**Requirement**
State how many lines of the records contain the string "this". Give the number alone.

**Input data**

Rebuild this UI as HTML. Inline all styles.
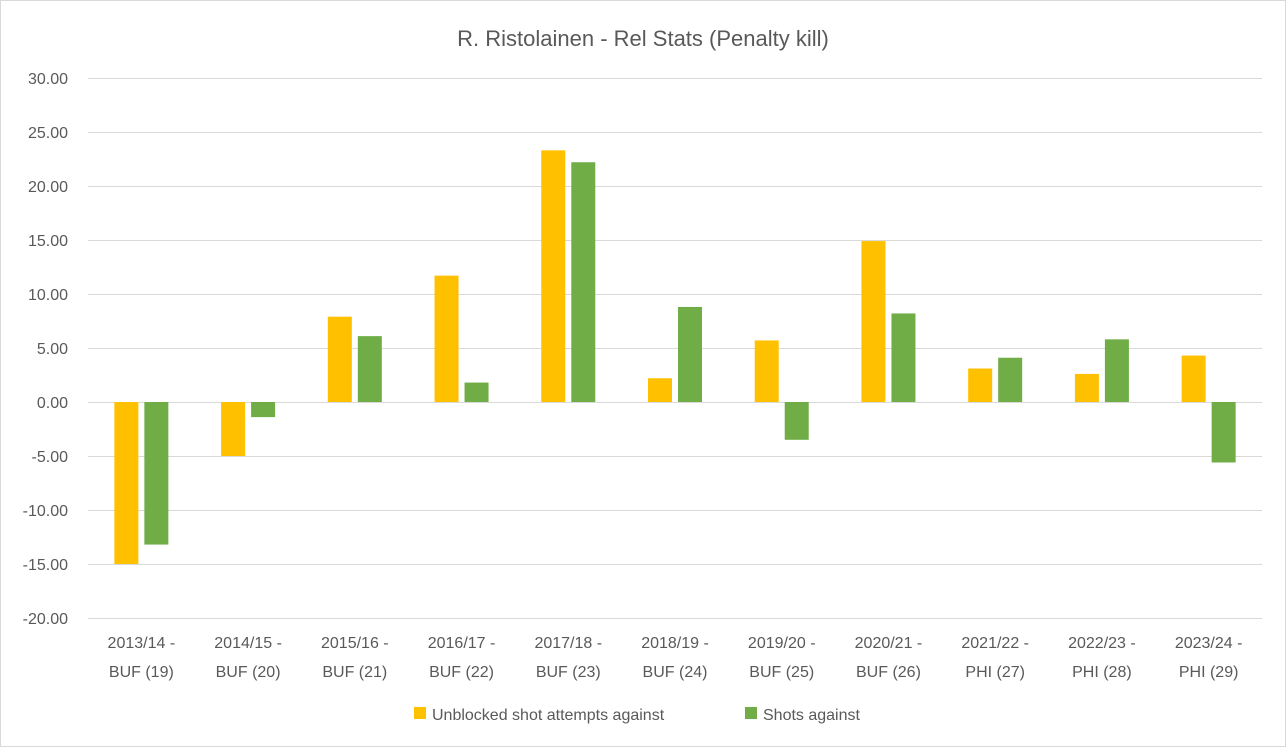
<!DOCTYPE html>
<html><head><meta charset="utf-8"><style>body{margin:0;background:#fff}svg{display:block}text{font-family:"Liberation Sans",sans-serif;fill:#595959}</style></head><body>
<svg width="1286" height="747" viewBox="0 0 1286 747" xmlns="http://www.w3.org/2000/svg">
<rect x="0.5" y="0.5" width="1285" height="746" fill="#fff" stroke="#d9d9d9"/>
<text x="643" y="46" font-size="22" text-anchor="middle">R. Ristolainen - Rel Stats (Penalty kill)</text>
<g id="grid" stroke="#d9d9d9" stroke-width="1"></g>
<g id="ylab" font-size="16" text-anchor="end"></g>
<g id="bars"></g>
<g id="xlab" font-size="16" text-anchor="middle"></g>
<rect x="414" y="707" width="12" height="12" fill="#FFC000"/>
<text x="432" y="720" font-size="16">Unblocked shot attempts against</text>
<rect x="745" y="707" width="12" height="12" fill="#70AD47"/>
<text x="763" y="720" font-size="16">Shots against</text>
</svg>
<script>
const ns="http://www.w3.org/2000/svg";
function el(p,t,a,txt){const e=document.createElementNS(ns,t);for(const k in a)e.setAttribute(k,a[k]);if(txt!=null)e.textContent=txt;document.getElementById(p).appendChild(e);}
const y0=402,s=10.8,x0=88,x1=1262;
for(let v=-20;v<=30;v+=5){const y=y0-v*s;el("grid","line",{x1:x0,x2:x1,y1:y+0.5,y2:y+0.5});el("ylab","text",{x:68,y:y+6},v.toFixed(2));}
const Y=[-15.0,-5.0,7.9,11.7,23.3,2.2,5.7,14.9,3.1,2.6,4.3];
const G=[-13.2,-1.4,6.1,1.8,22.2,8.8,-3.5,8.2,4.1,5.8,-5.6];
const L=[["2013/14 -","BUF (19)"],["2014/15 -","BUF (20)"],["2015/16 -","BUF (21)"],["2016/17 -","BUF (22)"],["2017/18 -","BUF (23)"],["2018/19 -","BUF (24)"],["2019/20 -","BUF (25)"],["2020/21 -","BUF (26)"],["2021/22 -","PHI (27)"],["2022/23 -","PHI (28)"],["2023/24 -","PHI (29)"]];
const w=(x1-x0)/11;
for(let i=0;i<11;i++){const c=x0+w*(i+0.5);
function bar(v,x,col){const y=v>=0?y0-v*s:y0;el("bars","rect",{x:x,y:y,width:24,height:Math.abs(v)*s,fill:col});}
bar(Y[i],c-27,"#FFC000");bar(G[i],c+3,"#70AD47");
el("xlab","text",{x:c,y:648},L[i][0]);el("xlab","text",{x:c,y:677},L[i][1]);}
</script>
</body></html>
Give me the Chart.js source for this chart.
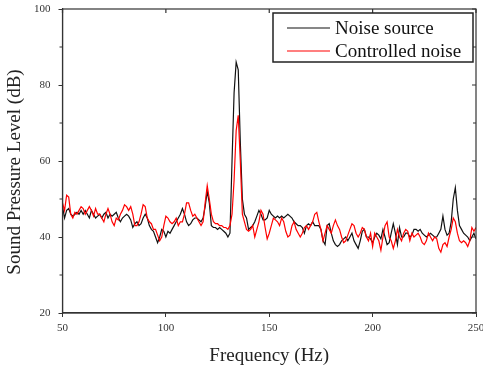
<!DOCTYPE html>
<html>
<head>
<meta charset="utf-8">
<script src="https://cdn.jsdelivr.net/npm/chart.js@4.4.1/dist/chart.umd.min.js"></script>
<style>
html,body{margin:0;padding:0;background:#fff;}
#wrap{width:483px;height:370px;position:relative;}
</style>
</head>
<body>
<div id="wrap"><canvas id="c"></canvas></div>
<script>
// Frequency axis (Hz), 1 Hz resolution from 50 to 250
const freqStart = 50, freqEnd = 250;
const frequencies = [];
for (let f = freqStart; f <= freqEnd; f++) frequencies.push(f);

const noiseSource = [
48,45,47,47.5,46,45.5,46,46.5,46,47,
46,47,46,45,47,46,45,45.5,46,45,
46,46.5,45,46,45.5,46,46.5,45,44,45,
45.5,46,45.5,44.5,42.5,43.5,44,43,43.5,45,
46,45,43,42,41.5,40,38.5,40,42,41.5,
40,41.5,41,42,43,44,45,46,47.5,46,
44,43,43.5,44.5,45,45,44.5,44,45,48,
52,49,43,42.5,42.5,42,42.5,42,41.5,41,
40,41,60,78,86,84,65,50,46,45,
42,42.5,43,44,45.5,47,46,44.5,44.5,45,
47,46,45.5,45,45.5,45,45.5,45,45.5,46,
45.5,45,44,43.5,43,43,42.5,41,43,43.5,
43,44,43,43,43,42,39,38,43,43.5,
41,39,38,37.5,38,39,39.5,40,39,40,
41,39,38,37,39,41.5,42,40,40,39.5,
38.5,40,41,40.5,39.5,42,40,38,38.5,41,
43.5,41,38,42.5,40,40,41,41,40,40.5,
42,42,41.5,42,41,40.5,40,40.5,41,40.5,
40,40,41,42,45.5,42,40.5,41,44,50,
53,47,43,42,41,40.5,40,39,40,41,
39.5
];

const controlledNoise = [
49,47,51,50.5,46,45,46.5,46,47,48,
47.5,46,47,48,47,45.5,47.5,46,46,45,
44,46,47.5,46,44,43,45,44.5,46,47,
48.5,48,47,48,46,43,43,44,46,48.5,
48,45,44,43.5,42,42,40.5,39,40,43,
45.5,45,44,43.5,44,45,43,44,44,46,
49,49,47,45.5,46,45,44,43,44,49,
53.5,50,46,44,43.5,43.5,43,43,42.5,42.5,
42,43,46,55,68,72,60,46,44,42,
41.5,42,43,40,42,44,47,46,42.5,39.5,
41,43,45,44.5,44,43,45,44,41.5,40,
40.5,43,44,42,41,40,41,42.5,43,42,
43,44,46,46.5,44,42,39,41,43,42,
41,43,44.5,43,42,40,38.5,39,40.5,42,
43.5,43,41,40,41,42.5,42,40,39,41,
37.5,41,40,39,36.5,40,43,44,40,39,
37,39,42,40,39,41,42,41.5,39,41,
40,40.5,41,40,38.5,38,39,41,40,39,
40,39.5,37,36,38,38.5,37.5,40,42,45,
44,41,39,38.5,39,38.5,37.5,39,42.5,41.5,
42.5
];

const xTicks = [50, 100, 150, 200, 250];
const yTicks = [20, 40, 60, 80, 100];
const yMinorTicks = [30, 50, 70, 90];
const seriesLabels = ['Noise source', 'Controlled noise'];
const seriesColors = ['#111111', '#ff0000'];
const xTitle = 'Frequency (Hz)';
const yTitle = 'Sound Pressure Level (dB)';

const serif = "'Liberation Serif', 'DejaVu Serif', serif";

const frameAndLegend = {
  id: 'frameAndLegend',
  afterDraw(chart) {
    const ctx = chart.ctx;
    const a = chart.chartArea;
    const xs = chart.scales.x, ys = chart.scales.y;
    ctx.save();
    ctx.strokeStyle = '#333';
    ctx.lineWidth = 1.2;
    ctx.strokeRect(a.left, a.top, a.right - a.left, a.bottom - a.top);
    ctx.beginPath();
    xTicks.forEach(v => {
      const px = xs.getPixelForValue(v);
      ctx.moveTo(px, a.top); ctx.lineTo(px, a.top + 4);
    });
    yTicks.concat(yMinorTicks).forEach(v => {
      const py = ys.getPixelForValue(v);
      const len = yTicks.includes(v) ? 4 : 3;
      ctx.moveTo(a.right, py); ctx.lineTo(a.right - len, py);
    });
    yMinorTicks.forEach(v => {
      const py = ys.getPixelForValue(v);
      ctx.moveTo(a.left, py); ctx.lineTo(a.left - 3, py);
    });
    ctx.stroke();

    // y axis title (placed slightly below centre, as in the reference)
    ctx.save();
    ctx.translate(15, 172);
    ctx.rotate(-Math.PI / 2);
    ctx.font = "19px " + serif;
    ctx.fillStyle = '#222';
    ctx.textAlign = 'center';
    ctx.textBaseline = 'middle';
    ctx.fillText(yTitle, 0, 0);
    ctx.restore();

    // legend box
    const bx = 273, by = 13, bw = 200, bh = 49;
    ctx.fillStyle = '#fff';
    ctx.fillRect(bx, by, bw, bh);
    ctx.strokeStyle = '#222';
    ctx.lineWidth = 1.5;
    ctx.strokeRect(bx, by, bw, bh);
    ctx.font = "19px " + serif;
    ctx.textBaseline = 'middle';
    ctx.textAlign = 'left';
    const rows = [28, 51];
    seriesLabels.forEach((lab, i) => {
      ctx.strokeStyle = seriesColors[i];
      ctx.lineWidth = 1.2;
      ctx.beginPath();
      ctx.moveTo(287, rows[i]); ctx.lineTo(330, rows[i]);
      ctx.stroke();
      ctx.fillStyle = '#111';
      ctx.fillText(lab, 335, rows[i] + 1);
    });
    ctx.restore();
  }
};

new Chart(document.getElementById('c'), {
  type: 'line',
  data: {
    datasets: [
      {
        label: seriesLabels[0],
        data: frequencies.map((f, i) => ({x: f, y: noiseSource[i]})),
        borderColor: seriesColors[0], borderWidth: 1.2,
        pointRadius: 0, tension: 0, order: 2
      },
      {
        label: seriesLabels[1],
        data: frequencies.map((f, i) => ({x: f, y: controlledNoise[i]})),
        borderColor: seriesColors[1], borderWidth: 1.2,
        pointRadius: 0, tension: 0, order: 1
      }
    ]
  },
  options: {
    responsive: true,
    maintainAspectRatio: false,
    animation: false,
    events: [],
    layout: { padding: { left: 26, right: 7, top: 9, bottom: 3 } },
    plugins: { legend: { display: false }, tooltip: { enabled: false } },
    scales: {
      x: {
        type: 'linear', min: 50, max: 250,
        afterBuildTicks(s) { s.ticks = xTicks.map(v => ({value: v})); },
        afterFit(s) { s.paddingRight = 0; },
        grid: { drawOnChartArea: false, drawTicks: true, tickLength: 4, color: '#333' },
        border: { display: true, color: '#333', width: 1.2 },
        ticks: { color: '#333', font: { family: serif, size: 11 }, padding: 5, maxRotation: 0 },
        title: { display: true, text: xTitle, color: '#222', font: { family: serif, size: 19 }, padding: { top: 4, bottom: 0 } }
      },
      y: {
        min: 20, max: 100,
        afterBuildTicks(s) { s.ticks = yTicks.map(v => ({value: v})); },
        afterFit(s) { s.paddingTop = 0; s.paddingBottom = 0; },
        grid: { drawOnChartArea: false, drawTicks: true, tickLength: 4, color: '#333' },
        border: { display: true, color: '#333', width: 1.2 },
        ticks: { color: '#333', font: { family: serif, size: 11 }, padding: 8 },
        title: { display: false }
      }
    }
  },
  plugins: [frameAndLegend]
});
</script>
</body>
</html>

**Output of the exercise**
2